GCSE Maths Practice: factors-and-multiples

Question 8 of 10

Use the Euclidean algorithm or prime powers to find the HCF of three numbers efficiently.

\( \begin{array}{l}\text{Find the greatest common divisor of }48,180,\\ \text{and }360.\end{array} \)

Choose one option:

For three numbers: compute GCD of two, then use that result with the third. Always verify by division.

GCD/HCF with Three Numbers — Higher Tier Focus

The greatest common divisor (GCD), also called the highest common factor (HCF), is the largest positive integer that divides two or more numbers exactly. At GCSE Higher level, problems often involve three numbers or require you to use efficient methods such as the Euclidean algorithm, not just factor lists. Mastering both prime factorisation and the Euclidean algorithm makes you faster and more reliable in exams.

Two Core Methods

  1. Prime factorisation: write each number as a product of primes with powers, identify primes common to all numbers, then multiply the smallest powers of those shared primes.
  2. Euclidean algorithm: for two numbers a and b (a ≥ b), compute remainders repeatedly: a = qb + r; replace (a, b) with (b, r) until r = 0. The last non-zero b is the GCD. For three numbers A, B, C, first compute d = GCD(A, B), then compute GCD(d, C).

Worked Examples (Different Numbers)

Example A (Euclidean method): Find GCD(210, 168, 84).

GCD(210,168): 210 = 1·168 + 42 → GCD = 42
GCD(42,84):  84  = 2·42  + 0  → GCD = 42

Therefore, GCD(210,168,84) = 42.

Example B (Prime factorisation): Find GCD(144, 216, 252).

144 = 2^4 × 3^2
216 = 2^3 × 3^3
252 = 2^2 × 3^2 × 7
Common primes: 2^2 and 3^2 → GCD = 4 × 9 = 36

Why the Euclidean Algorithm Is Powerful

Prime factorisation is clear and visual, but for large or awkward values it can be slow. The Euclidean algorithm avoids full factor trees: it uses division and remainders only, making it ideal for big integers or when you need speed under time pressure. Importantly, it scales well to three or more numbers by iterating pairwise.

Common Mistakes

  • Using highest powers instead of lowest when applying prime factorisation across several numbers.
  • Stopping after finding one shared factor and forgetting to check if a larger common factor exists.
  • Mixing up GCD with LCM (LCM uses the highest powers of all primes that appear).
  • Assuming a number divides another without checking; always verify by division.

Applications

GCDs are essential in simplifying ratios and fractions, scheduling problems, tiling or cutting tasks with maximum equal sizes, and number-theoretic arguments. For instance, if three cable lengths must be cut into the longest equal pieces with no waste, the piece length is their GCD.

Quick FAQ

Q: How do I extend Euclid to three numbers?
A: Compute d = GCD(a, b), then GCD(d, c). The operation is associative.

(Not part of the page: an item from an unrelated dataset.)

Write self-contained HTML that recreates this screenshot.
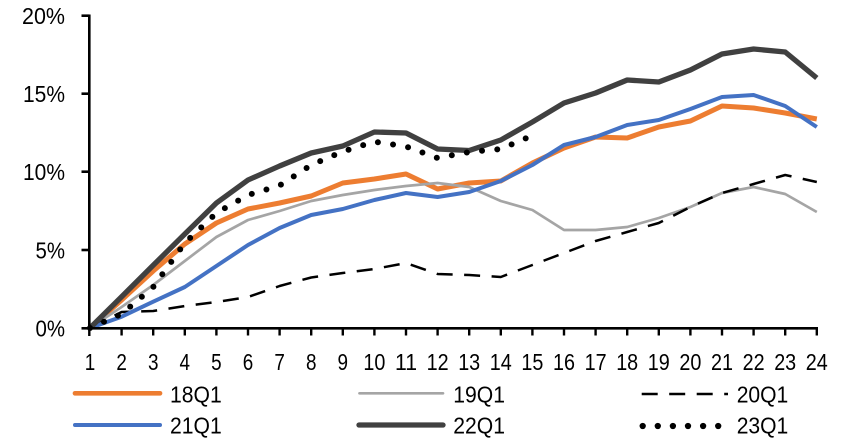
<!DOCTYPE html>
<html><head><meta charset="utf-8"><style>
html,body{margin:0;padding:0;background:#fff;}
svg{display:block;}
text{font-family:"Liberation Sans",Arial,sans-serif;font-size:23px;fill:#000;}
</style></head><body>
<svg width="852" height="442" viewBox="0 0 852 442" xmlns="http://www.w3.org/2000/svg">
<rect width="852" height="442" fill="#fff"/>
<!-- y labels -->
<g text-anchor="end">
<text x="65" y="24" textLength="43" lengthAdjust="spacingAndGlyphs">20%</text>
<text x="65" y="102" textLength="42" lengthAdjust="spacingAndGlyphs">15%</text>
<text x="65" y="180" textLength="42" lengthAdjust="spacingAndGlyphs">10%</text>
<text x="65" y="258.5" textLength="29.5" lengthAdjust="spacingAndGlyphs">5%</text>
<text x="65" y="336.5" textLength="29.5" lengthAdjust="spacingAndGlyphs">0%</text>
</g>
<!-- x labels -->
<g text-anchor="middle">
<text x="90" y="370" textLength="10.5" lengthAdjust="spacingAndGlyphs">1</text>
<text x="121.6" y="370" textLength="10.5" lengthAdjust="spacingAndGlyphs">2</text>
<text x="153.2" y="370" textLength="10.5" lengthAdjust="spacingAndGlyphs">3</text>
<text x="184.8" y="370" textLength="10.5" lengthAdjust="spacingAndGlyphs">4</text>
<text x="216.4" y="370" textLength="10.5" lengthAdjust="spacingAndGlyphs">5</text>
<text x="248" y="370" textLength="10.5" lengthAdjust="spacingAndGlyphs">6</text>
<text x="279.6" y="370" textLength="10.5" lengthAdjust="spacingAndGlyphs">7</text>
<text x="311.2" y="370" textLength="10.5" lengthAdjust="spacingAndGlyphs">8</text>
<text x="342.8" y="370" textLength="10.5" lengthAdjust="spacingAndGlyphs">9</text>
<text x="374.4" y="370" textLength="22" lengthAdjust="spacingAndGlyphs">10</text>
<text x="406" y="370" textLength="22" lengthAdjust="spacingAndGlyphs">11</text>
<text x="437.6" y="370" textLength="22" lengthAdjust="spacingAndGlyphs">12</text>
<text x="469.2" y="370" textLength="22" lengthAdjust="spacingAndGlyphs">13</text>
<text x="500.8" y="370" textLength="22" lengthAdjust="spacingAndGlyphs">14</text>
<text x="532.4" y="370" textLength="22" lengthAdjust="spacingAndGlyphs">15</text>
<text x="564" y="370" textLength="22" lengthAdjust="spacingAndGlyphs">16</text>
<text x="595.6" y="370" textLength="22" lengthAdjust="spacingAndGlyphs">17</text>
<text x="627.2" y="370" textLength="22" lengthAdjust="spacingAndGlyphs">18</text>
<text x="658.8" y="370" textLength="22" lengthAdjust="spacingAndGlyphs">19</text>
<text x="690.4" y="370" textLength="22" lengthAdjust="spacingAndGlyphs">20</text>
<text x="722" y="370" textLength="22" lengthAdjust="spacingAndGlyphs">21</text>
<text x="753.6" y="370" textLength="22" lengthAdjust="spacingAndGlyphs">22</text>
<text x="785.2" y="370" textLength="22" lengthAdjust="spacingAndGlyphs">23</text>
<text x="816.8" y="370" textLength="22" lengthAdjust="spacingAndGlyphs">24</text>
</g>
<!-- series -->
<g fill="none" stroke-linejoin="round">
<polyline stroke="#ED7D31" stroke-width="5" points="90,328 121.6,300 153.2,271 184.8,244 216.4,223 248,209 279.6,203 311.2,196 342.8,183 374.4,179 406,174 437.6,189 469.2,183 500.8,181 532.4,163 564,148 595.6,137 627.2,138 658.8,127 690.4,121 722,106 753.6,108 785.2,113 816.8,119"/>
<polyline stroke="#A5A5A5" stroke-width="2.7" points="90,328 121.6,307 153.2,285 184.8,261 216.4,237 248,220 279.6,211 311.2,201 342.8,195 374.4,190 406,186 437.6,183 469.2,187 500.8,201 532.4,210 564,230 595.6,230 627.2,227 658.8,218 690.4,207 722,193 753.6,187 785.2,194 816.8,212"/>
<polyline stroke="#000" stroke-width="2.5" stroke-dasharray="16 11.5" points="90,328 121.6,312 153.2,311 184.8,306 216.4,302 248,297 279.6,286 311.2,277.5 342.8,273 374.4,269 406,263 437.6,274 469.2,275 500.8,277 532.4,265 564,253 595.6,241 627.2,232 658.8,223 690.4,207 722,193 753.6,184 785.2,175 816.8,182"/>
<polyline stroke="#4472C4" stroke-width="4" points="90,328 121.6,316.7 153.2,301.7 184.8,287 216.4,266 248,245 279.6,228 311.2,215 342.8,209 374.4,200 406,193 437.6,197 469.2,192 500.8,181 532.4,165 564,145 595.6,137 627.2,125 658.8,120 690.4,109 722,97 753.6,95 785.2,106 816.8,127"/>
<polyline stroke="#404040" stroke-width="5.3" points="90,328 121.6,296.7 153.2,265.3 184.8,234 216.4,203 248,180 279.6,166 311.2,153 342.8,146 374.4,132 406,133 437.6,149 469.2,150.5 500.8,140 532.4,122 564,103 595.6,93 627.2,80 658.8,82 690.4,70 722,54 753.6,49 785.2,52 816.8,78"/>
<polyline stroke="#000" stroke-width="6" stroke-linecap="round" stroke-dasharray="0 15.3" points="90,328 121.6,314 153.2,287 184.8,243 216.4,213 248,195 279.6,185.5 311.2,165 342.8,151.5 374.4,141.7 406,146.5 437.6,158 469.2,152 500.8,149 532.4,135.5"/>
</g>
<!-- axes -->
<g stroke="#000" stroke-width="2.6" fill="none">
<line x1="89.3" y1="14.5" x2="89.3" y2="329.3"/>
<line x1="88" y1="328.3" x2="818" y2="328.3"/>
<line x1="81.5" y1="15.7" x2="89.3" y2="15.7"/>
<line x1="81.5" y1="93.7" x2="89.3" y2="93.7"/>
<line x1="81.5" y1="171.7" x2="89.3" y2="171.7"/>
<line x1="81.5" y1="250" x2="89.3" y2="250"/>
<line x1="81.5" y1="328.3" x2="89.3" y2="328.3"/>
</g>
<g stroke="#000" stroke-width="2.4">
<line x1="89.3" y1="328" x2="89.3" y2="336"/>
<line x1="121.6" y1="328" x2="121.6" y2="335.5"/>
<line x1="153.2" y1="328" x2="153.2" y2="335.5"/>
<line x1="184.8" y1="328" x2="184.8" y2="335.5"/>
<line x1="216.4" y1="328" x2="216.4" y2="335.5"/>
<line x1="248" y1="328" x2="248" y2="335.5"/>
<line x1="279.6" y1="328" x2="279.6" y2="335.5"/>
<line x1="311.2" y1="328" x2="311.2" y2="335.5"/>
<line x1="342.8" y1="328" x2="342.8" y2="335.5"/>
<line x1="374.4" y1="328" x2="374.4" y2="335.5"/>
<line x1="406" y1="328" x2="406" y2="335.5"/>
<line x1="437.6" y1="328" x2="437.6" y2="335.5"/>
<line x1="469.2" y1="328" x2="469.2" y2="335.5"/>
<line x1="500.8" y1="328" x2="500.8" y2="335.5"/>
<line x1="532.4" y1="328" x2="532.4" y2="335.5"/>
<line x1="564" y1="328" x2="564" y2="335.5"/>
<line x1="595.6" y1="328" x2="595.6" y2="335.5"/>
<line x1="627.2" y1="328" x2="627.2" y2="335.5"/>
<line x1="658.8" y1="328" x2="658.8" y2="335.5"/>
<line x1="690.4" y1="328" x2="690.4" y2="335.5"/>
<line x1="722" y1="328" x2="722" y2="335.5"/>
<line x1="753.6" y1="328" x2="753.6" y2="335.5"/>
<line x1="785.2" y1="328" x2="785.2" y2="335.5"/>
<line x1="816.8" y1="328" x2="816.8" y2="335.5"/>
</g>
<!-- legend -->
<g fill="none" stroke-linecap="round">
<line x1="75" y1="393.3" x2="160" y2="393.3" stroke="#ED7D31" stroke-width="4.7"/>
<line x1="359.5" y1="393.3" x2="443" y2="393.3" stroke="#A5A5A5" stroke-width="2.7"/>
<line x1="641.7" y1="394" x2="728" y2="394" stroke="#000" stroke-width="2.4" stroke-linecap="butt" stroke-dasharray="16 11.5"/>
<line x1="75" y1="425" x2="160" y2="425" stroke="#4472C4" stroke-width="4"/>
<line x1="359" y1="425" x2="443" y2="425" stroke="#404040" stroke-width="5.3"/>
<line x1="642.7" y1="426" x2="720" y2="426" stroke="#000" stroke-width="6.3" stroke-dasharray="0 15.1"/>
</g>
<text x="170" y="402.3" textLength="51.7" lengthAdjust="spacingAndGlyphs">18Q1</text>
<text x="453.3" y="402.3" textLength="51.7" lengthAdjust="spacingAndGlyphs">19Q1</text>
<text x="736.7" y="402.5" textLength="51.6" lengthAdjust="spacingAndGlyphs">20Q1</text>
<text x="170" y="433.5" textLength="51.7" lengthAdjust="spacingAndGlyphs">21Q1</text>
<text x="453.3" y="433.5" textLength="51.7" lengthAdjust="spacingAndGlyphs">22Q1</text>
<text x="736.7" y="433.5" textLength="51.6" lengthAdjust="spacingAndGlyphs">23Q1</text>
</svg>
</body></html>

Q: Can the GCD of three numbers ever be larger than the smallest of them?
A: No. It cannot exceed the smallest number.

Q: What if numbers are all powers of 2?
A: The GCD is 2 raised to the smallest exponent among them.

Study Tip

Practise both methods. Use prime powers when numbers factor nicely; switch to Euclid when numbers are large, unfriendly, or when time is short. For three-number questions, think “pair first, then combine.”